Vietnam on Two Wheels: Part 8 - Entering the Highlands

The two shorter days we had just completed were only a short break, for day 16 was arguably the hardest of the ride. The route from Kham Duc to Plei Kan, also known as Ngoc Hoi, spanned 115 kilometers and included our route’s longest climb: 20 kilometers, gaining 700 meters of altitude along the way. That huge hill was the last hurdle between us and the Central Highlands, a vast, rugged area of rolling hills and minority groups.
It was a hot, sunny morning as we rode out of Kham Duc, and we knew we were in for a sweaty day. The first hour or so was fine, with a few small hills, great views and little traffic. Then, the climb began. Though the gradient varied, the entire thing was a challenge. Fortunately a light breeze wicked some of my sweat away, but a few times that breeze turned into an extremely unwelcome headwind. I was out front, with a couple of riders not far behind, and I tried to keep the wheels turning constantly. I had to stop for water several times, as the heat was becoming increasingly intense.
After a couple of hours of slogging away I reached the top of the hill and immediately stopped for cold drinks at a ramshackle shop. I struck up a conversation with a man from Kon Tum sitting nearby, and he explained that Laos was just over the next mountain. It felt great to be finished with the climb, but we still had a long day ahead of us.
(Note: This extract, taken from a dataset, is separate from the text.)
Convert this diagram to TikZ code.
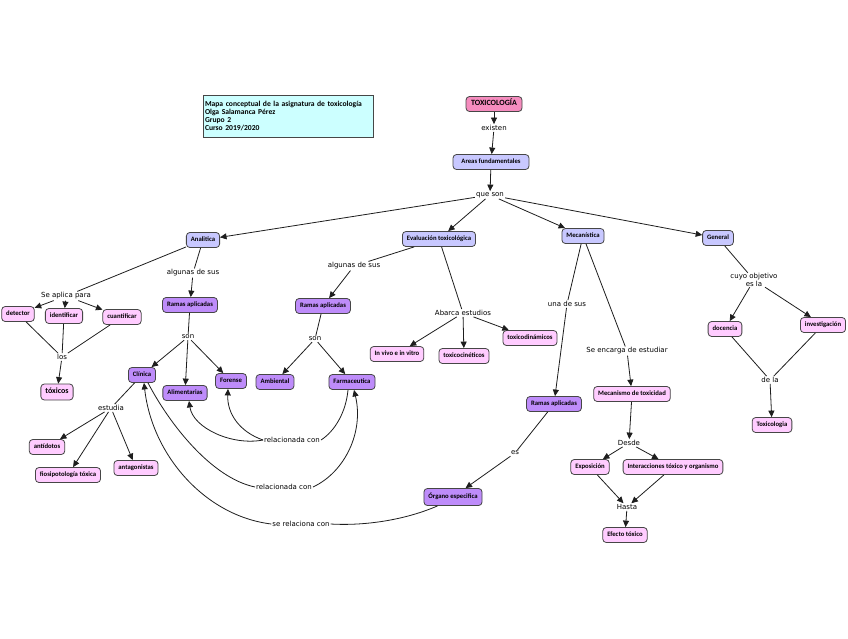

After a few people caught up we bombed down the other side before quickly encountering a short, but depressingly steep hill. This was brutal after having just finished the big climb, and it was even hotter now that we were in the highlands. We lumbered along and finally reached civilization in a town called Dak Glei, where we collapsed in a restaurant and gorged on rice, pork and eggs.
The bad news was that, even though we were already exhausted, we had only covered 50 km, so we weren’t even halfway. Nobody was happy about that fact. However, I expected the next stretch to be easier, as there weren’t any significant climbs.
In fact, the final 60 km were brutal. The sun was beating down on us, and a headwind was making life difficult. We were also entering areas with more traffic, and a specialty of the Central Highlands seems to be murderous truck and bus drivers. Every one of us was nearly run over multiple times by some idiot blasting down the narrow, potholed highway at a ridiculous speed. I know I’ve mentioned this in previous parts, but I really don’t understand drivers here.
After several hours of plugging away, the kilometers slowly counting down to Ngoc Hoi, I finally reached town around 5pm with a couple of other riders. We immediately knew we had a problem: a large chunk of the team was well behind us, and darkness was coming. We don’t have lights on our bikes, and riding at night is dangerous thanks to the drivers anyway, so a strict rule was no riding once the sun sets. It was now a race against time.
Sadly, six people had to be picked up by the rear van and brought into town, as it had become too dark to safely carry on. It’s tough to ride so far only to find out you can’t finish the day on your bike, and I felt bad for them. Still, we had completed the most challenging day of our month-long trip, and we had several days in the Central Highlands to look forward to.